Per dirla con una battuta governare e accompagnare, senza tanti scossoni, milioni di persone dal lavoro “dark” a quello “green”, dal lavoro analogico al lavoro digitale (con tutti i rischi che questo comporta, se non governato, fino a possibili saldi negativi sul totale dell’occupazione disponibile; cioè se non interveniamo sul “come” oltre che sul “cosa” produrre, non è detto che il futuro non distrugga più posti di lavoro di quanti ne crea).
E allora governare questi processi vuol dire governare i saperi e renderli disponibili, governare/ridurre/riarticolare gli orari e le organizzazioni del lavoro, governare i processi ed estendere le tutele non solo nel posto di lavoro e nelle filiere, ma anche probabilmente nel mercato, nelle discontinuità, nelle obsolescenze professionali ecc.
E questo rimanda a quale ruolo dei CCNL e della contrattazione di secondo livello. A quale dimensione dare al territorio anche in termini di governo di processi in un Paese come il nostro fatto di piccole e piccolissime aziende. Che fare di possibili strumenti di riunificazione di ciò che tecnologie, discontinuità, frammentazione dividono (gli enti bilaterali e il mutualismo), fino alla sfida da portare alle nostre controparti: come pensano le aziende di governare il cambiamento? Dove vogliono collocare il sistema Paese in un nuovo scenario dove l’Europa e il suo modello è uno dei diversi “modelli ed equilibri” possibili? Come intendono usare questa disponibilità straordinaria di investimenti pubblici (e speriamo anche privati) per “riforme di struttura” che facciano aumentare benessere diffuso, consumi e – per usare sempre l’accetta – una “produttività sostenibile”?

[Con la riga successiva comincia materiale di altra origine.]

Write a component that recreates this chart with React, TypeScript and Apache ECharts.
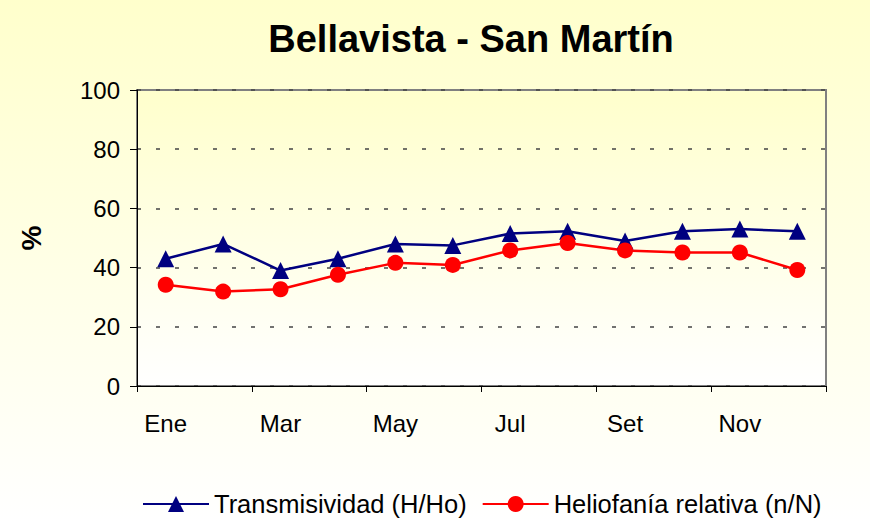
import React, { useEffect, useRef } from "react";
import * as echarts from "echarts";

const months = ["Ene", "Feb", "Mar", "Abr", "May", "Jun", "Jul", "Ago", "Set", "Oct", "Nov", "Dic"];
const transmisividad = [43, 48, 39, 43, 48, 47.5, 51.5, 52.3, 49, 52.3, 53, 52.3];
const heliofania = [34.2, 31.9, 32.7, 37.6, 41.6, 40.9, 45.8, 48.3, 45.8, 45.1, 45.1, 39.2];
const yTicks = { min: 0, max: 100, interval: 20 };

export default function App() {
  const ref = useRef<HTMLDivElement>(null);
  useEffect(() => {
    if (!ref.current) return;
    const chart = echarts.init(ref.current, undefined, { renderer: "svg" });
    const font = "'Liberation Sans', Arial, sans-serif";
    chart.setOption({
      animation: false,
      title: {
        text: "Bellavista - San Martín",
        left: 466,
        top: 15,
        textAlign: "center",
        textStyle: { fontFamily: font, fontSize: 38, fontWeight: "bold", color: "#000" },
      },
      legend: {
        bottom: 0,
        left: 137,
        itemWidth: 66,
        itemHeight: 20,
        itemGap: 15,
        textStyle: { fontFamily: font, fontSize: 25.5, color: "#000" },
        data: ["Transmisividad (H/Ho)", "Heliofanía relativa (n/N)"],
      },
      grid: {
        left: 137,
        right: 44,
        top: 90,
        bottom: 136,
        show: true,
        borderColor: "#808080",
        borderWidth: 2,
        backgroundColor: new echarts.graphic.LinearGradient(0, 0, 0, 1, [
          { offset: 0, color: "#FFFFCC" },
          { offset: 1, color: "#FFFFFF" },
        ]),
      },
      xAxis: {
        type: "category",
        data: months,
        boundaryGap: true,
        axisLine: { lineStyle: { color: "#000", width: 1 } },
        axisTick: { show: true, length: 6, lineStyle: { color: "#000" } },
        axisLabel: { interval: 1, fontFamily: font, fontSize: 24, color: "#000", margin: 25 },
      },
      yAxis: {
        type: "value",
        min: yTicks.min,
        max: yTicks.max,
        interval: yTicks.interval,
        name: "%",
        nameLocation: "middle",
        nameRotate: 90,
        nameGap: 92,
        nameTextStyle: { fontFamily: font, fontSize: 28, fontWeight: "bold", color: "#000" },
        axisLine: { show: true, lineStyle: { color: "#000", width: 1 } },
        axisTick: { show: true, length: 7, lineStyle: { color: "#000" } },
        axisLabel: { fontFamily: font, fontSize: 24, color: "#000", margin: 17 },
        splitLine: { show: true, lineStyle: { color: "#444", type: [4, 15], width: 1.5 } },
      },
      series: [
        {
          name: "Transmisividad (H/Ho)",
          type: "line",
          data: transmisividad,
          symbol: "triangle",
          symbolSize: 17,
          itemStyle: { color: "#000080" },
          lineStyle: { color: "#000080", width: 2.5 },
        },
        {
          name: "Heliofanía relativa (n/N)",
          type: "line",
          data: heliofania,
          symbol: "circle",
          symbolSize: 16,
          itemStyle: { color: "#FF0000" },
          lineStyle: { color: "#FF0000", width: 2.5 },
        },
      ],
    });
    return () => chart.dispose();
  }, []);
  return (
    <div
      ref={ref}
      style={{
        position: "fixed",
        left: 0,
        top: 0,
        width: 870,
        height: 522,
        background: "linear-gradient(to bottom, #FFFFCC 0%, #FFFFFF 100%)",
      }}
    />
  );
}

Queste le domande più interessanti che stanno emergendo qua e là. Domande che dobbiamo provare a far vivere, pena il ripetersi – quello si un rituale nel senso negativo – una narrazione per cui ricerchiamo parole d’ordine rassicuranti più per noi che per quello che abbiamo intorno, più per equilibri interni (che pizza!) che per aperture al nuovo. Rischiando alla fine come pesci in un acquario di scambiare la palla in cui nuotiamo con l’oceano.